Survey and comparative assessments of computational multi-omics integrative methods with multiple regulatory networks identifying distinct tumor compositions across pan-cancer data sets

Abstract

Abstract The significance of pan-cancer categories has recently been recognized as widespread in cancer research. Pan-cancer categorizes a cancer based on its molecular pathology rather than an organ. The molecular similarities among multi-omics data found in different cancer types can play several roles in both biological processes and therapeutic developments. Therefore, an integrated analysis for various genomic data is frequently used to reveal novel genetic and molecular mechanisms. However, a variety of algorithms for multi-omics clustering have been proposed in different fields. The comparison of different computational clustering methods in pan-cancer analysis performance remains unclear. To increase the utilization of current integrative methods in pan-cancer analysis, we first provide an overview of five popular computational integrative tools: similarity network fusion, integrative clustering of multiple genomic data types (iCluster), cancer integration via multi-kernel learning (CIMLR), perturbation clustering for data integration and disease subtyping (PINS) and low-rank clustering (LRACluster).

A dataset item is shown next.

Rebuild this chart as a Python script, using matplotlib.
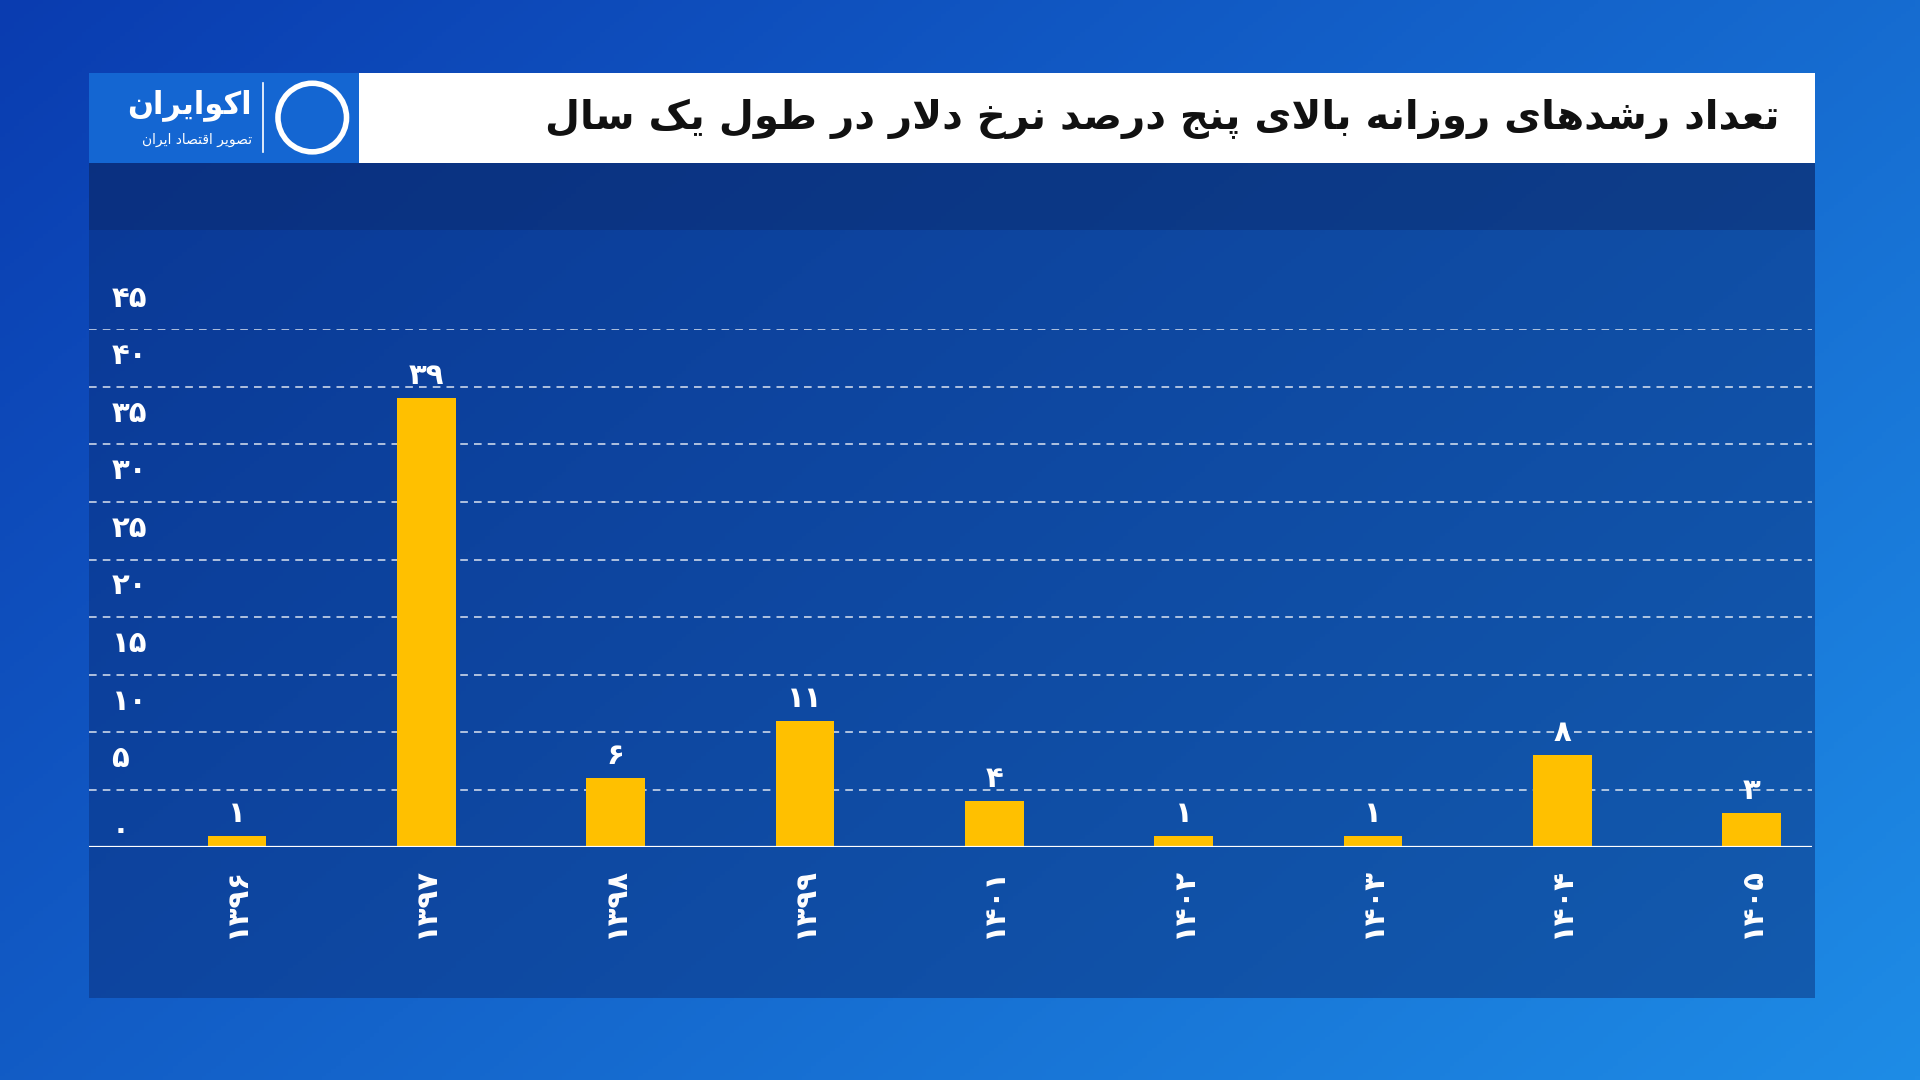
import numpy as np
import matplotlib
matplotlib.use("Agg")
import matplotlib.pyplot as plt
from matplotlib.patches import Rectangle

years = ["۱۳۹۶", "۱۳۹۷", "۱۳۹۸", "۱۳۹۹", "۱۴۰۱", "۱۴۰۲", "۱۴۰۳", "۱۴۰۴", "۱۴۰۵"]
counts = [1, 39, 6, 11, 4, 1, 1, 8, 3]
yticks = [0, 5, 10, 15, 20, 25, 30, 35, 40, 45]
title = "تعداد رشدهای روزانه بالای پنج درصد نرخ دلار در طول یک سال"
logo1 = "اکوایران"
logo2 = "تصویر اقتصاد ایران"

# minimal Arabic/Persian shaper: (isolated, final, initial, medial)
FORMS = {
    'ا': (0xFE8D, 0xFE8E, None, None), 'ب': (0xFE8F, 0xFE90, 0xFE91, 0xFE92),
    'ت': (0xFE95, 0xFE96, 0xFE97, 0xFE98), 'ج': (0xFE9D, 0xFE9E, 0xFE9F, 0xFEA0),
    'خ': (0xFEA5, 0xFEA6, 0xFEA7, 0xFEA8), 'د': (0xFEA9, 0xFEAA, None, None),
    'ر': (0xFEAD, 0xFEAE, None, None), 'ز': (0xFEAF, 0xFEB0, None, None),
    'س': (0xFEB1, 0xFEB2, 0xFEB3, 0xFEB4), 'ش': (0xFEB5, 0xFEB6, 0xFEB7, 0xFEB8),
    'ص': (0xFEB9, 0xFEBA, 0xFEBB, 0xFEBC), 'ط': (0xFEC1, 0xFEC2, 0xFEC3, 0xFEC4),
    'ع': (0xFEC9, 0xFECA, 0xFECB, 0xFECC), 'ق': (0xFED5, 0xFED6, 0xFED7, 0xFED8),
    'ل': (0xFEDD, 0xFEDE, 0xFEDF, 0xFEE0), 'ن': (0xFEE5, 0xFEE6, 0xFEE7, 0xFEE8),
    'ه': (0xFEE9, 0xFEEA, 0xFEEB, 0xFEEC), 'و': (0xFEED, 0xFEEE, None, None),
    'پ': (0xFB56, 0xFB57, 0xFB58, 0xFB59), 'ک': (0xFB8E, 0xFB8F, 0xFB90, 0xFB91),
    'ی': (0xFBFC, 0xFBFD, 0xFBFE, 0xFBFF),
}

def shape(s):
    chars = list(s)
    out = []
    i = 0
    n = len(chars)
    def joins_next(c):
        return c in FORMS and FORMS[c][2] is not None
    while i < n:
        c = chars[i]
        prev = chars[i - 1] if i > 0 else None
        pj = prev is not None and joins_next(prev)
        if c == 'ل' and i + 1 < n and chars[i + 1] == 'ا':
            out.append(chr(0xFEFC if pj else 0xFEFB))
            i += 2
            continue
        if c not in FORMS:
            out.append(c); i += 1; continue
        nxt = chars[i + 1] if i + 1 < n else None
        nj = FORMS[c][2] is not None and nxt in FORMS
        iso, fin, ini, med = FORMS[c]
        if pj and nj: g = med
        elif pj: g = fin
        elif nj: g = ini
        else: g = iso
        out.append(chr(g)); i += 1
    return "".join(reversed(out))

def fa(v):
    return "".join("۰۱۲۳۴۵۶۷۸۹"[int(d)] for d in str(v))

W, H = 1568, 882
fig = plt.figure(figsize=(19.2, 10.8), dpi=100)

# background gradient
bg = fig.add_axes([0, 0, 1, 1]); bg.set_axis_off()
xx, yy = np.meshgrid(np.linspace(0, 1, 400), np.linspace(0, 1, 300))
t = np.clip(0.6 * xx + 0.4 * (1 - yy), 0, 1)
c0 = np.array([0x0a, 0x3c, 0xb0]) / 255
c1 = np.array([0x1e, 0x8c, 0xe6]) / 255
img = c0[None, None, :] * (1 - t[..., None]) + c1[None, None, :] * t[..., None]
bg.imshow(img, extent=[0, W, 0, H], aspect='auto', origin='upper')
bg.set_xlim(0, W); bg.set_ylim(H, 0)
bg.add_patch(Rectangle((73, 133), 1409, 682, color='#0a2f7a', alpha=0.5, lw=0))
bg.add_patch(Rectangle((73, 133), 1409, 55, color='#0a2460', alpha=0.4, lw=0))
bg.add_patch(Rectangle((293, 60), 1189, 73, color='white', lw=0))
bg.add_patch(Rectangle((73, 60), 220, 73, color='#1466d2', lw=0))
bg.text(1453, 97, shape(title), ha='right', va='center', fontsize=29,
        fontweight='bold', color='#111111', family='DejaVu Sans')
bg.text(206, 86, shape(logo1), ha='right', va='center', fontsize=22,
        fontweight='bold', color='white', family='DejaVu Sans')
bg.text(206, 114, shape(logo2), ha='right', va='center', fontsize=10,
        color='white', family='DejaVu Sans')
bg.plot([215, 215], [68, 124], color='white', lw=1.2)
bg.add_patch(plt.Circle((255, 96), 28, fill=False, ec='white', lw=4))

# chart
ax = fig.add_axes([73 / W, 1 - 692 / H, (1480 - 73) / W, (692 - 269) / H])
ax.patch.set_alpha(0)
x = np.arange(len(years))
ax.bar(x, counts, width=0.31, color='#FFC000', zorder=3)
ax.set_xlim(-0.78, 8.32); ax.set_ylim(0, 45)
for v in yticks[1:]:
    ax.axhline(v, color='white', ls=(0, (5, 4)), lw=1.1, alpha=0.85, zorder=1)
ax.axhline(0, color='white', lw=1.6, zorder=4)
for v in yticks:
    ax.annotate(fa(v), (0, v),
                xycoords=('axes fraction', 'data'), xytext=(16, 12),
                textcoords='offset points', ha='left', va='bottom' if v else 'center',
                fontsize=21, fontweight='bold', color='white', family='DejaVu Sans')
for xi, v in zip(x, counts):
    ax.text(xi, v + 0.7, fa(v),
            ha='center', va='bottom', fontsize=21, fontweight='bold', color='white',
            family='DejaVu Sans')
ax.set_xticks(x)
ax.set_xticklabels(years, rotation=90, fontsize=21, fontweight='bold', color='white',
                   family='DejaVu Sans')
ax.tick_params(axis='x', length=0, pad=14)
ax.set_yticks([])
for s in ax.spines.values():
    s.set_visible(False)

fig.savefig("out.png", dpi=100)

Then, a priori interactions in multi-omics data were incorporated to detect prominent molecular patterns in pan-cancer data sets. Finally, we present comparative assessments of these methods, with discussion over key issues in applying these algorithms. We found that all five methods can identify distinct tumor compositions. The pan-cancer samples can be reclassified into several groups by different proportions. Interestingly, each method can classify the tumors into categories that are different from original cancer types or subtypes, especially for ovarian serous cystadenocarcinoma (OV) and breast invasive carcinoma (BRCA) tumors. In addition, all clusters of the five computational methods show notable prognostic values. Furthermore, both the 9 recurrent differential genes and the 15 common pathway characteristics were identified across all the methods. The results and discussion can help the community select appropriate integrative tools according to different research tasks or aims in pan-cancer analysis.